3. Conversation: Just because the connection has been made, doesn't mean you have a customer or even someone who is inclined to engage in a conversation beyond the casual and polite visit. In the conversation stage there's a flow of information back and forth between prospects/customers and you. Engagement is an important metric in this stage. Engagement is critical to acquire that requires a considered purchase.

4. Consideration: The difference between a conversation and consideration is qualification. A qualified opportunity is one that is seriously considering purchasing from you. Consideration involves customers/prospects applying careful thought to your offer and company and weighing their options. This is the stage where you can determine whether you have a sales ready opportunity worthy of sharing with sales. Time is money so in addition to measuring the time it has taken to move a contact to this stage you can begin to quantify the value of the opportunity as well. At this stage we can truly begin to measure Marketing's financial contribution to the pipeline.

5. Consumption: Even though the opportunity has now moved to the domain of Sales, Marketing still plays a role in converting the opportunity from consideration to a contract to consume or an actual consumption of the product or service. Upon consumption, Marketing can measure the overall conversion rate, and time, the cost from contact to customer, the cost to acquire, and Marketing's "win" rate (how many of the Marketing opportunities closed and how this rate compare to the win rate of non--Marketing generated deals).

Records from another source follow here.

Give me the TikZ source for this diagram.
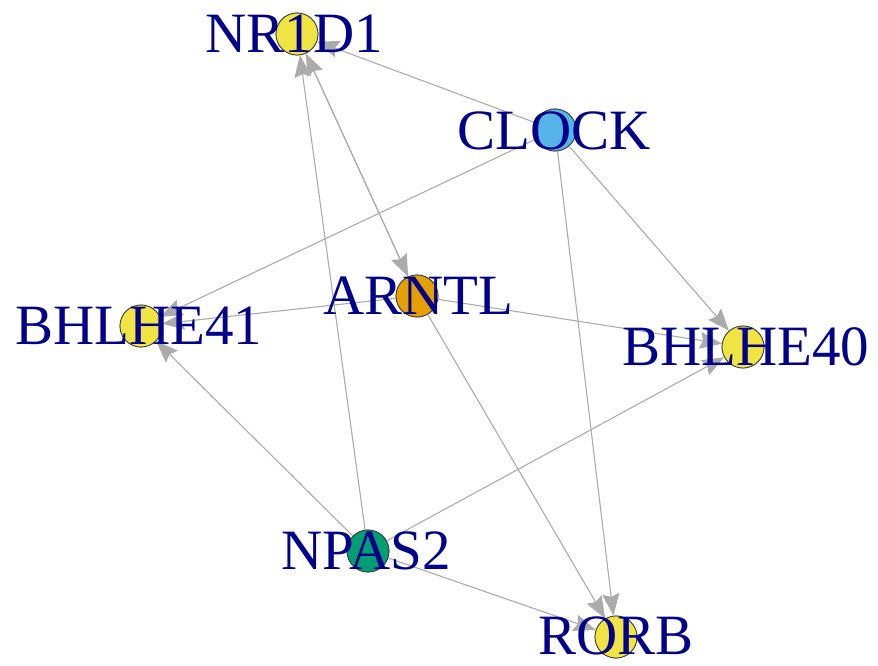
\documentclass[tikz,border=0pt]{standalone}
\usepackage{fontspec}
\setmainfont{Liberation Serif}
\usetikzlibrary{arrows.meta}
\definecolor{vyellow}{HTML}{F0E442}
\definecolor{vblue}{HTML}{56B4E9}
\definecolor{vorange}{HTML}{E69F00}
\definecolor{vgreen}{HTML}{009E73}
\definecolor{lblblue}{HTML}{00008B}
\definecolor{edgegray}{HTML}{ABABAB}
\tikzset{
  vert/.style={circle, draw=black!75, line width=0.8pt, minimum size=42pt, inner sep=0pt},
  lbl/.style={text=lblblue, font=\fontsize{57}{60}\selectfont, inner sep=0pt},
  gedge/.style={draw=edgegray, line width=1.1pt, -{Stealth[length=22pt,width=17pt,inset=3pt,fill=edgegray]}},
}
\begin{document}
\begin{tikzpicture}[x=1pt,y=-1pt]
\useasboundingbox (0,0) rectangle (878,666);
% vertices
\node[vert, fill=vyellow] (nr1d1) at (297,34) {};
\node[vert, fill=vblue] (clock) at (555,130) {};
\node[vert, fill=vorange] (arntl) at (417,296) {};
\node[vert, fill=vyellow] (bhlhe41) at (141,326) {};
\node[vert, fill=vyellow] (bhlhe40) at (743,347) {};
\node[vert, fill=vgreen] (npas2) at (368,551) {};
\node[vert, fill=vyellow] (rorb) at (616,637) {};
% edges
\path[gedge] (clock) -- (nr1d1);
\path[gedge] (clock) -- (bhlhe41);
\path[gedge] (clock) -- (bhlhe40);
\path[gedge] (clock) -- (rorb);
\path[gedge] (nr1d1) -- (arntl);
\path[gedge] (arntl) -- (nr1d1);
\path[gedge] (arntl) -- (bhlhe41);
\path[gedge] (arntl) -- (bhlhe40);
\path[gedge] (arntl) -- (rorb);
\path[gedge] (npas2) -- (nr1d1);
\path[gedge] (npas2) -- (bhlhe41);
\path[gedge] (npas2) -- (bhlhe40);
\path[gedge] (npas2) -- (rorb);
% redraw vertices on top of edges
\node[vert, fill=vyellow] (nr1d1b) at (nr1d1) {};
\node[vert, fill=vblue] (clockb) at (clock) {};
\node[vert, fill=vorange] (arntlb) at (arntl) {};
\node[vert, fill=vyellow] (bhlhe41b) at (bhlhe41) {};
\node[vert, fill=vyellow] (bhlhe40b) at (bhlhe40) {};
\node[vert, fill=vgreen] (npas2b) at (npas2) {};
\node[vert, fill=vyellow] (rorbb) at (rorb) {};
% labels
\node[lbl] (lnr1d1) at (294,34) {NR1D1};
\node[lbl] (lclock) at (554,131) {CLOCK};
\node[lbl] (larntl) at (418,296) {ARNTL};
\node[lbl] (lbhlhe41) at (139,326) {BHLHE41};
\node[lbl] (lbhlhe40) at (746,347) {BHLHE40};
\node[lbl] (lnpas2) at (366,551) {NPAS2};
\node[lbl] (lrorb) at (616,636) {RORB};
\end{tikzpicture}
\end{document}
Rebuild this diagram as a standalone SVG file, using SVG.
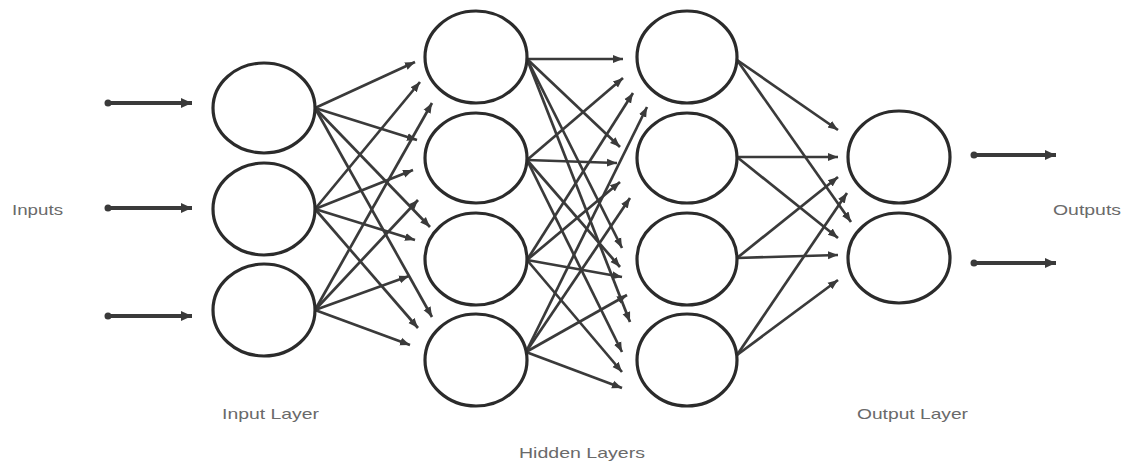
<svg xmlns="http://www.w3.org/2000/svg" width="1125" height="468" viewBox="0 0 1125 468">
  <defs>
    <marker id="ah" markerUnits="userSpaceOnUse" markerWidth="12" markerHeight="10" refX="10" refY="5" orient="auto">
      <path d="M0,1 L10,5 L0,9 Z" fill="#3a3a3a"/>
    </marker>
    <marker id="ahb" markerUnits="userSpaceOnUse" markerWidth="12" markerHeight="12" refX="11" refY="6" orient="auto">
      <path d="M0,1 L11,6 L0,11 Z" fill="#3a3a3a"/>
    </marker>
  </defs>
  <style>
    .node { fill: #fff; stroke: #2b2b2b; stroke-width: 3.2; }
    .edge { stroke: #3a3a3a; stroke-width: 2.7; fill: none; marker-end: url(#ah); }
    .io { stroke: #3a3a3a; stroke-width: 4; fill: none; marker-end: url(#ahb); }
    .dot { fill: #3a3a3a; }
    .lbl { font-family: "Liberation Sans", Arial, sans-serif; font-size: 15px; fill: #6a6a6a; }
  </style>
  <rect width="1125" height="468" fill="#fff"/>

  <g id="connectors">
    <!-- input arrows -->
    <line class="io" x1="108" y1="103" x2="192" y2="103"/>
    <circle class="dot" cx="108" cy="103" r="3.5"/>
    <line class="io" x1="108" y1="208" x2="192" y2="208"/>
    <circle class="dot" cx="108" cy="208" r="3.5"/>
    <line class="io" x1="108" y1="316" x2="192" y2="316"/>
    <circle class="dot" cx="108" cy="316" r="3.5"/>
    <!-- output arrows -->
    <line class="io" x1="974" y1="155" x2="1056" y2="155"/>
    <circle class="dot" cx="974" cy="155" r="3.5"/>
    <line class="io" x1="974" y1="263" x2="1056" y2="263"/>
    <circle class="dot" cx="974" cy="263" r="3.5"/>

    <!-- input -> hidden 1 -->
    <line class="edge" x1="315" y1="108" x2="415" y2="62"/>
    <line class="edge" x1="315" y1="108" x2="417" y2="140"/>
    <line class="edge" x1="315" y1="108" x2="430" y2="227"/>
    <line class="edge" x1="315" y1="108" x2="432" y2="317"/>
    <line class="edge" x1="315" y1="209" x2="420" y2="82"/>
    <line class="edge" x1="315" y1="209" x2="413" y2="170"/>
    <line class="edge" x1="315" y1="209" x2="415" y2="240"/>
    <line class="edge" x1="315" y1="209" x2="418" y2="328"/>
    <line class="edge" x1="315" y1="310" x2="432" y2="103"/>
    <line class="edge" x1="315" y1="310" x2="418" y2="200"/>
    <line class="edge" x1="315" y1="310" x2="409" y2="276"/>
    <line class="edge" x1="315" y1="310" x2="410" y2="345"/>

    <!-- hidden 1 -> hidden 2 -->
    <line class="edge" x1="527" y1="59" x2="623" y2="59"/>
    <line class="edge" x1="527" y1="59" x2="620" y2="147"/>
    <line class="edge" x1="527" y1="59" x2="622" y2="248"/>
    <line class="edge" x1="527" y1="59" x2="630" y2="322"/>
    <line class="edge" x1="527" y1="160" x2="623" y2="78"/>
    <line class="edge" x1="527" y1="160" x2="617" y2="163"/>
    <line class="edge" x1="527" y1="160" x2="620" y2="267"/>
    <line class="edge" x1="527" y1="160" x2="622" y2="352"/>
    <line class="edge" x1="527" y1="260" x2="633" y2="93"/>
    <line class="edge" x1="527" y1="260" x2="620" y2="182"/>
    <line class="edge" x1="527" y1="260" x2="622" y2="277"/>
    <line class="edge" x1="527" y1="260" x2="622" y2="372"/>
    <line class="edge" x1="526" y1="352" x2="647" y2="107"/>
    <line class="edge" x1="526" y1="352" x2="630" y2="198"/>
    <line class="edge" x1="526" y1="352" x2="627" y2="295"/>
    <line class="edge" x1="526" y1="352" x2="622" y2="388"/>

    <!-- hidden 2 -> output -->
    <line class="edge" x1="737" y1="60" x2="838" y2="130"/>
    <line class="edge" x1="737" y1="60" x2="851" y2="222"/>
    <line class="edge" x1="737" y1="157" x2="838" y2="157"/>
    <line class="edge" x1="737" y1="157" x2="838" y2="238"/>
    <line class="edge" x1="737" y1="258" x2="838" y2="177"/>
    <line class="edge" x1="737" y1="258" x2="838" y2="255"/>
    <line class="edge" x1="737" y1="355" x2="847" y2="193"/>
    <line class="edge" x1="737" y1="355" x2="838" y2="280"/>
  </g>

  <g id="input-1"><ellipse class="node" cx="264" cy="108" rx="51" ry="45"/></g>
  <g id="input-2"><ellipse class="node" cx="264" cy="209" rx="51" ry="46"/></g>
  <g id="input-3"><ellipse class="node" cx="264" cy="310" rx="51" ry="46"/></g>

  <g id="hidden1-1"><ellipse class="node" cx="476" cy="57" rx="51" ry="46"/></g>
  <g id="hidden1-2"><ellipse class="node" cx="476" cy="158" rx="51" ry="45"/></g>
  <g id="hidden1-3"><ellipse class="node" cx="476" cy="259" rx="51" ry="46"/></g>
  <g id="hidden1-4"><ellipse class="node" cx="476" cy="360" rx="51" ry="46"/></g>

  <g id="hidden2-1"><ellipse class="node" cx="687" cy="57" rx="50" ry="46"/></g>
  <g id="hidden2-2"><ellipse class="node" cx="687" cy="158" rx="50" ry="45"/></g>
  <g id="hidden2-3"><ellipse class="node" cx="687" cy="259" rx="50" ry="46"/></g>
  <g id="hidden2-4"><ellipse class="node" cx="687" cy="360" rx="50" ry="46"/></g>

  <g id="output-1"><ellipse class="node" cx="899" cy="157" rx="51" ry="46"/></g>
  <g id="output-2"><ellipse class="node" cx="899" cy="258" rx="51" ry="45"/></g>

  <g id="labels">
    <text class="lbl" x="12" y="215" textLength="51" lengthAdjust="spacingAndGlyphs">Inputs</text>
    <text class="lbl" x="1053" y="215" textLength="68" lengthAdjust="spacingAndGlyphs">Outputs</text>
    <text class="lbl" x="222" y="419" textLength="97" lengthAdjust="spacingAndGlyphs">Input Layer</text>
    <text class="lbl" x="857" y="419" textLength="111" lengthAdjust="spacingAndGlyphs">Output Layer</text>
    <text class="lbl" x="519" y="458" textLength="126" lengthAdjust="spacingAndGlyphs">Hidden Layers</text>
  </g>
</svg>
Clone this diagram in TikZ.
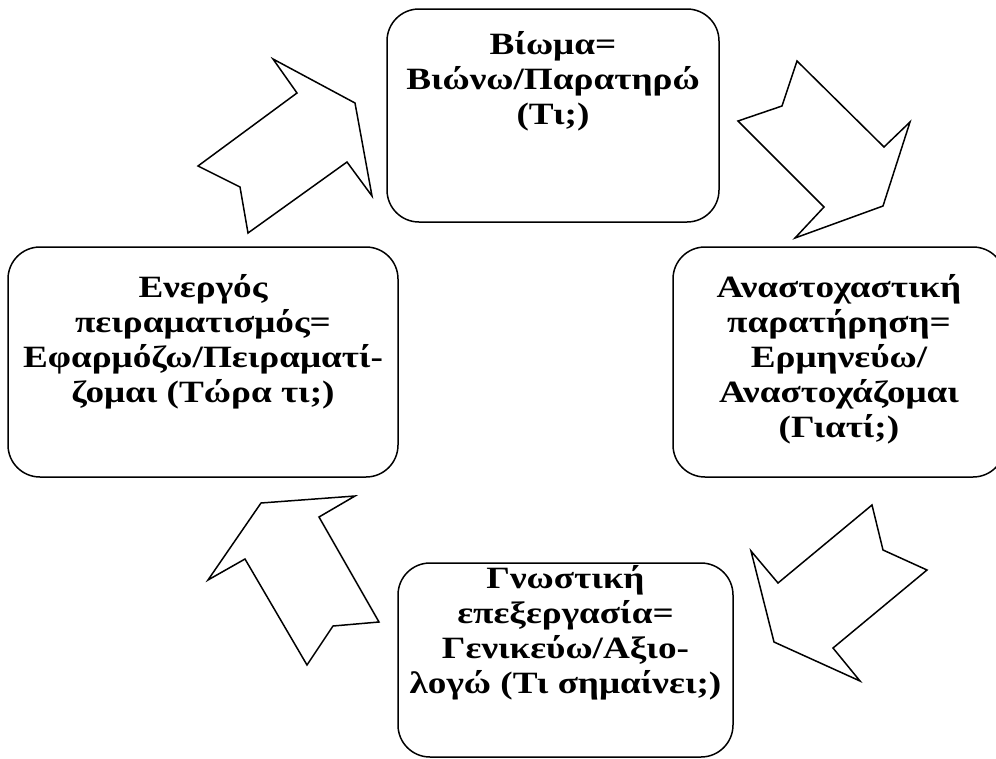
\documentclass[tikz,border=0pt]{standalone}
\usepackage{fontspec}
\setmainfont{Liberation Serif}[FakeStretch=1.2]
\usepackage{tikz}
\usetikzlibrary{positioning,calc}

\begin{document}
\begin{tikzpicture}[x=1pt,y=-1pt,
    box/.style={draw,line width=1.5pt,rounded corners=32pt,inner sep=0pt},
    txt/.style={align=center,font=\bfseries\fontsize{31}{35}\selectfont,inner sep=0pt},
    blk/.style={draw,line width=1.5pt,line join=miter,fill=white}]
    \useasboundingbox (0,0) rectangle (996,758);
    \clip (0,0) rectangle (996,758);
    % boxes
    \node[box,minimum width=332pt,minimum height=213pt] (vio) at (553,115.5) {};
    \node[box,minimum width=332pt,minimum height=230pt] (ana) at (839,362) {};
    \node[box,minimum width=335pt,minimum height=194pt] (gno) at (565.5,660) {};
    \node[box,minimum width=390pt,minimum height=230pt] (ene) at (203,362) {};
    % texts
    \node[txt] (tvio) at (553,81) {Βίωμα=\\Βιώνω/Παρατηρώ\\(Τι;)};
    \node[txt] (tana) at (839,359) {Αναστοχαστική\\παρατήρηση=\\Ερμηνεύω/\\Αναστοχάζομαι\\(Γιατί;)};
    \node[txt] (tgno) at (565.5,633) {Γνωστική\\επεξεργασία=\\Γενικεύω/Αξιο-\\λογώ (Τι σημαίνει;)};
    \node[txt] (tene) at (203,342) {Ενεργός\\πειραματισμός=\\Εφαρμόζω/Πειραματί-\\ζομαι (Τώρα τι;)};
    % block arrows
    \draw[blk] (198,166) -- (297,93) -- (273,59) -- (355,103) -- (372,196) -- (347,162) -- (248,233) -- (240,187) -- cycle;
    \draw[blk] (797,61) -- (884,147) -- (910,122) -- (883,206) -- (795,238) -- (824,207) -- (738,121) -- (782,106) -- cycle;
    \draw[blk] (872,505) -- (883,550) -- (927,570) -- (833,648) -- (860,681) -- (774,642) -- (751,551) -- (778,583) -- cycle;
    \draw[blk] (261,503) -- (355,496) -- (319,517) -- (379,622) -- (333,626) -- (307,665) -- (245,559) -- (208,580) -- cycle;
\end{tikzpicture}
\end{document}
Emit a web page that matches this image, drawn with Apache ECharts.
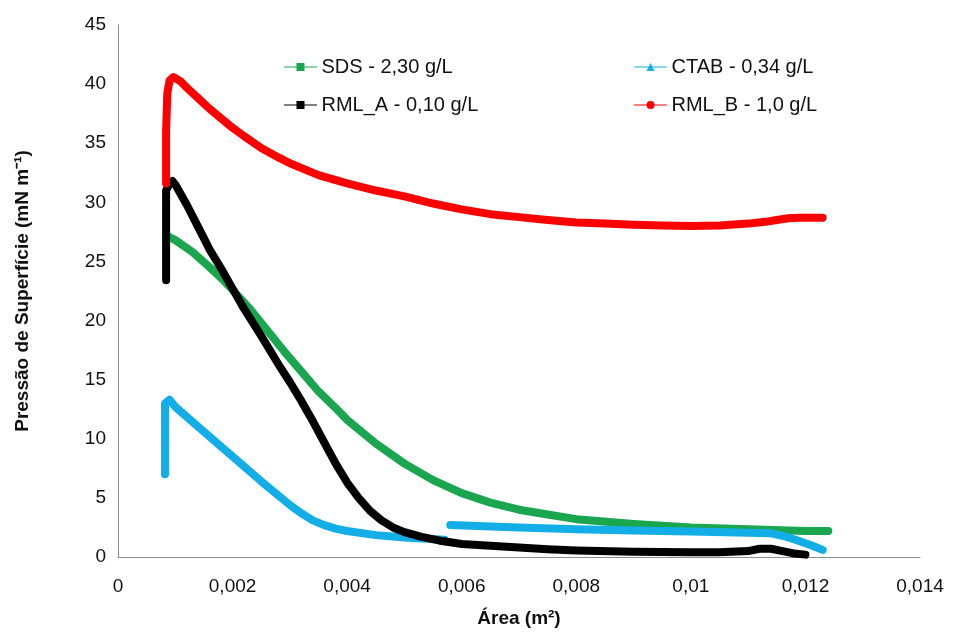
<!DOCTYPE html>
<html>
<head>
<meta charset="utf-8">
<script src="https://cdn.jsdelivr.net/npm/echarts@6/dist/echarts.min.js"></script>
<style>
  html, body { margin: 0; padding: 0; background: #fff; }
  #chart { width: 956px; height: 633px; }
</style>
</head>
<body>
<div id="chart"></div>
<script>
// area (m2) / pressure (mN/m)
const sdsX = [0.00084, 0.001, 0.0013, 0.0016, 0.0018, 0.002, 0.0023, 0.0026, 0.0029, 0.0032, 0.0035, 0.0038, 0.004, 0.0045, 0.005, 0.0055, 0.006, 0.0065, 0.007, 0.0075, 0.008, 0.009, 0.01, 0.011, 0.012, 0.0124]
const sdsY = [27.2, 26.8, 25.8, 24.5, 23.6, 22.6, 21.0, 19.2, 17.4, 15.7, 14.0, 12.6, 11.6, 9.6, 7.9, 6.5, 5.4, 4.6, 4.0, 3.6, 3.2, 2.8, 2.5, 2.35, 2.2, 2.2]

const ctabX = [0.00082, 0.00082, 0.0009, 0.001, 0.0015, 0.002, 0.0025, 0.003, 0.0032, 0.0034, 0.0036, 0.0038, 0.004, 0.0045, 0.005, 0.0057, null, 0.0058, 0.007, 0.008, 0.009, 0.01, 0.011, 0.0114, 0.0116, 0.0118, 0.0121, 0.0123]
const ctabY = [7.0, 13.0, 13.3, 12.7, 10.6, 8.5, 6.4, 4.4, 3.7, 3.1, 2.7, 2.4, 2.2, 1.85, 1.65, 1.45, null, 2.7, 2.5, 2.35, 2.25, 2.15, 2.05, 2.0, 1.8, 1.5, 1.0, 0.6]

const rmlAX = [0.00084, 0.00084, 0.0009, 0.00095, 0.001, 0.0012, 0.0014, 0.0016, 0.0018, 0.002, 0.0022, 0.0025, 0.0028, 0.003, 0.0032, 0.0034, 0.0036, 0.0038, 0.004, 0.0042, 0.0044, 0.0046, 0.0048, 0.005, 0.0053, 0.0056, 0.006, 0.0065, 0.007, 0.0075, 0.008, 0.009, 0.01, 0.0105, 0.011, 0.0112, 0.0114, 0.0116, 0.0118, 0.012]
const rmlAY = [23.4, 31.0, 31.6, 31.8, 31.5, 29.8, 27.9, 26.0, 24.4, 22.7, 21.0, 18.7, 16.3, 14.8, 13.2, 11.5, 9.7, 7.9, 6.3, 5.0, 3.9, 3.1, 2.5, 2.1, 1.7, 1.4, 1.1, 0.95, 0.8, 0.65, 0.55, 0.45, 0.4, 0.4, 0.5, 0.7, 0.7, 0.5, 0.3, 0.2]

const rmlBX = [0.00084, 0.00084, 0.00086, 0.0009, 0.00097, 0.0011, 0.0012, 0.0014, 0.0016, 0.0018, 0.002, 0.0022, 0.0025, 0.0028, 0.003, 0.0035, 0.004, 0.0045, 0.005, 0.0055, 0.006, 0.0065, 0.007, 0.0075, 0.008, 0.0085, 0.009, 0.0095, 0.01, 0.0105, 0.011, 0.0113, 0.0115, 0.0117, 0.0119, 0.0123]
const rmlBY = [31.6, 36, 39.2, 40.3, 40.6, 40.2, 39.7, 38.8, 37.9, 37.1, 36.3, 35.6, 34.6, 33.8, 33.3, 32.3, 31.6, 31.0, 30.5, 29.9, 29.4, 29.0, 28.75, 28.5, 28.3, 28.2, 28.1, 28.05, 28.0, 28.05, 28.2, 28.35, 28.5, 28.65, 28.7, 28.7]

const seriesNames = ['SDS - 2,30 g/L', 'CTAB - 0,34 g/L', 'RML_A - 0,10 g/L', 'RML_B - 1,0 g/L']
const seriesColors = ['#1aa64f', '#13aee8', '#000000', '#ff0000']
const seriesSymbols = ['rect', 'triangle', 'rect', 'circle']

function pairs(xs, ys) {
  return xs.map((x, i) => (x === null ? [null, null] : [x, ys[i]]))
}

const allData = [pairs(sdsX, sdsY), pairs(ctabX, ctabY), pairs(rmlAX, rmlAY), pairs(rmlBX, rmlBY)]

const myChart = echarts.init(document.getElementById('chart'))

const legendText = {fontSize: 20, color: '#111', fontFamily: 'Liberation Sans'}

const option = {
  animation: false,
  textStyle: {fontFamily: 'Liberation Sans'},
  grid: {left: 118, right: 36, top: 25, bottom: 74},
  legend: [
    {
      orient: 'vertical', left: 279, top: 52, itemGap: 18,
      itemWidth: 32, itemHeight: 10,
      lineStyle: {width: 1},
      textStyle: legendText,
      data: [seriesNames[0], seriesNames[2]]
    },
    {
      orient: 'vertical', left: 629, top: 52, itemGap: 18,
      itemWidth: 32, itemHeight: 10,
      lineStyle: {width: 1},
      textStyle: legendText,
      data: [seriesNames[1], seriesNames[3]]
    }
  ],
  xAxis: {
    type: 'value', min: 0, max: 0.014, interval: 0.002,
    name: 'Área (m²)', nameLocation: 'middle', nameGap: 52,
    nameTextStyle: {fontSize: 19, fontWeight: 'bold', color: '#111'},
    axisLine: {lineStyle: {color: '#8c8c8c', width: 1}},
    axisTick: {show: false},
    splitLine: {show: false},
    axisLabel: {
      fontSize: 19, color: '#111', margin: 20,
      formatter: v => String(parseFloat(v.toFixed(3))).replace('.', ',')
    }
  },
  yAxis: {
    type: 'value', min: 0, max: 45, interval: 5,
    name: 'Pressão de Superfície (mN m⁻¹)', nameLocation: 'middle', nameGap: 86,
    nameTextStyle: {fontSize: 19, fontWeight: 'bold', color: '#111'},
    axisLine: {show: true, lineStyle: {color: '#8c8c8c', width: 1}},
    axisTick: {show: false},
    splitLine: {show: false},
    axisLabel: {fontSize: 19, color: '#111', margin: 12}
  },
  series: allData.map((d, i) => ({
    name: seriesNames[i],
    type: 'line',
    data: d,
    symbol: seriesSymbols[i],
    symbolSize: 8,
    showSymbol: false,
    connectNulls: false,
    color: seriesColors[i],
    lineStyle: {width: 8, color: seriesColors[i], cap: 'round', join: 'round'},
    itemStyle: {color: seriesColors[i]}
  }))
}

myChart.setOption(option)
</script>
</body>
</html>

6. Community: It would be a shame to stop investing in a relationship that has just begun. A customer is your most important asset and also your most important advocates. In the world of customer generated content, blogs, social networks, and product reviews, marketing organizations need to focus on developing their customer community, the final C in the pipeline. There are numerous ways to build this community, such as using Facebook and LinkedIn or other social networks to create a means for your customers to engage with you and each other. Sentiment, loyalty as measured by growing share of wallet, and referrals are all valuable metrics during this stage.